Ollie Griffiths
- Born: Oliver Griffiths 23 March 1995 (age 30) Newport, Wales
- Height: 185 cm (6 ft 1 in)
- Weight: 104 kg (16 st 5 lb; 229 lb)

Rugby union career
- Position: Openside Flanker
- Current team: Dragons

Senior career
- Years: Team / Apps / (Points)
- 2014–2024: Dragons / 105 / (30)
- Correct as of 11:42, 6 February 2024 (UTC)

International career
- Years: Team / Apps / (Points)
- 2014–2015: Wales U20 / 10 / (0)
- 2017: Wales / 1 / (0)
- Correct as of 13 March 2021

= Ollie Griffiths =

Wales international rugby union player

Oliver Griffiths (born 23 March 1995) is a former Welsh rugby union player who played for the Dragons regional team as a flanker.
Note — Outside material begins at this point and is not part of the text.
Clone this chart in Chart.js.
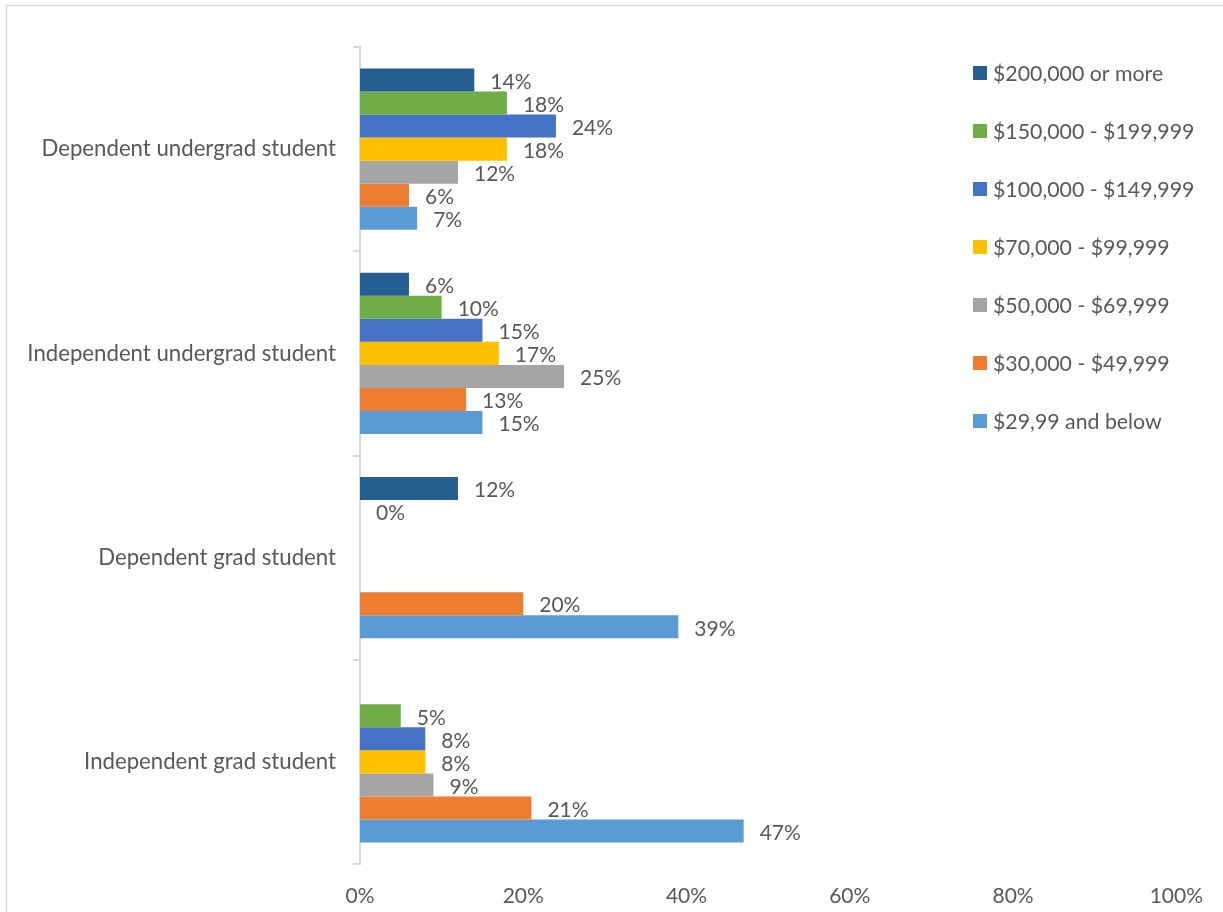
<!DOCTYPE html>
<html>
<head>
<meta charset="utf-8">
<script src="https://cdn.jsdelivr.net/npm/chart.js@4.4.0/dist/chart.umd.min.js"></script>
<style>
  html, body { margin: 0; padding: 0; background: #fff; }
  canvas { display: block; }
</style>
</head>
<body>
<canvas id="income-chart" width="1223" height="912"></canvas>
<script>
// student groups, top to bottom
var groups = ['Dependent undergrad student', 'Independent undergrad student', 'Dependent grad student', 'Independent grad student']

// income brackets (one dataset each)
var brackets = ['$200,000 or more', '$150,000 - $199,999', '$100,000 - $149,999', '$70,000 - $99,999', '$50,000 - $69,999', '$30,000 - $49,999', '$29,99 and below']
var colors = ['#255E91', '#70AD47', '#4472C4', '#FFC000', '#A5A5A5', '#ED7D31', '#5B9BD5']

// percent of each group per bracket, null = no bar
var over200k   = [14, 6, 12, null]
var from150k   = [18, 10, 0, 5]
var from100k   = [24, 15, null, 8]
var from70k    = [18, 17, null, 8]
var from50k    = [12, 25, null, 9]
var from30k    = [6, 13, 20, 21]
var under30k   = [7, 15, 39, 47]

var xTicks = [0, 20, 40, 60, 80, 100]

var seriesValues = [over200k, from150k, from100k, from70k, from50k, from30k, under30k]

var textColor = '#595959'
var fontFamily = 'Lato, "Open Sans", sans-serif'

var datasets = brackets.map(function (label, i) {
    return {
        label: label,
        data: seriesValues[i],
        backgroundColor: colors[i],
        borderWidth: 0,
        barPercentage: 1,
        categoryPercentage: 0.79
    }
})

// white page with the light frame round it
var framePlugin = {
    id: 'frame',
    beforeDraw: function (chart) {
        var ctx = chart.ctx
        ctx.save()
        ctx.fillStyle = '#fff'
        ctx.fillRect(0, 0, chart.width, chart.height)
        ctx.strokeStyle = '#d9d9d9'
        ctx.lineWidth = 1.5
        ctx.beginPath()
        ctx.moveTo(6.5, chart.height + 2)
        ctx.lineTo(6.5, 5.5)
        ctx.lineTo(chart.width + 2, 5.5)
        ctx.stroke()
        ctx.restore()
    }
}

// value labels just past the end of each bar
var valueLabels = {
    id: 'valueLabels',
    afterDatasetsDraw: function (chart) {
        var ctx = chart.ctx
        ctx.save()
        ctx.font = '21px ' + fontFamily
        ctx.fillStyle = textColor
        ctx.textAlign = 'left'
        ctx.textBaseline = 'middle'
        chart.data.datasets.forEach(function (ds, i) {
            chart.getDatasetMeta(i).data.forEach(function (bar, j) {
                var v = ds.data[j]
                if (v === null) return
                ctx.fillText(v + '%', bar.x + 16, bar.y + 2)
            })
        })
        ctx.restore()
    }
}

// legend stacked on the right, over the empty part of the plot
var sideLegend = {
    id: 'sideLegend',
    afterDraw: function (chart) {
        var ctx = chart.ctx
        ctx.save()
        ctx.font = '21.3px ' + fontFamily
        ctx.textAlign = 'left'
        ctx.textBaseline = 'middle'
        chart.data.datasets.forEach(function (ds, i) {
            var y = 73 + i * 58
            ctx.fillStyle = ds.backgroundColor
            ctx.fillRect(973, y - 7, 14, 14)
            ctx.fillStyle = textColor
            ctx.fillText(ds.label, 993, y + 1)
        })
        ctx.restore()
    }
}

new Chart(
    document.getElementById('income-chart').getContext('2d'),
    {
        type: 'bar',
        data: {
            labels: groups,
            datasets: datasets
        },
        options: {
            indexAxis: 'y',
            responsive: false,
            animation: false,
            devicePixelRatio: 1,
            layout: {
                padding: { top: 47, right: 45, left: 0, bottom: 0 }
            },
            plugins: {
                legend: { display: false },
                tooltip: { enabled: false }
            },
            scales: {
                x: {
                    min: 0,
                    max: 100,
                    afterBuildTicks: function (scale) {
                        scale.ticks = xTicks.map(function (v) { return { value: v } })
                    },
                    ticks: {
                        callback: function (value) { return value + '%' },
                        color: textColor,
                        font: { family: fontFamily, size: 21 },
                        padding: 20
                    },
                    grid: { display: false, drawTicks: false },
                    border: { display: false },
                    afterFit: function (scale) { scale.height = 48 }
                },
                y: {
                    grid: {
                        offset: true,
                        drawOnChartArea: false,
                        tickLength: 7,
                        color: '#d9d9d9',
                        lineWidth: 2
                    },
                    border: { color: '#d9d9d9', width: 2 },
                    ticks: {
                        color: textColor,
                        font: { family: fontFamily, size: 22.2 },
                        padding: 17
                    },
                    afterFit: function (scale) { scale.width = 360 }
                }
            }
        },
        plugins: [framePlugin, valueLabels, sideLegend]
    }
)
</script>
</body>
</html>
Griffiths made his debut for the Newport Gwent Dragons regional team in 2014, having previously played for the Dragons academy, Cross Keys RFC, and Newport RFC. Griffiths was made Newport RFC’s youngest-ever captain.

Griffiths retired in 2024 due to being diagnosed with Langerhans cell histiocytosis.

==International==
In May 2017, Griffiths was selected for the Wales national team summer 2017 tour of Samoa and Tonga.

Griffiths made his test debut off the bench against Tonga on 15 June 2017. He came off the bench in an uncapped match against the Barbarians.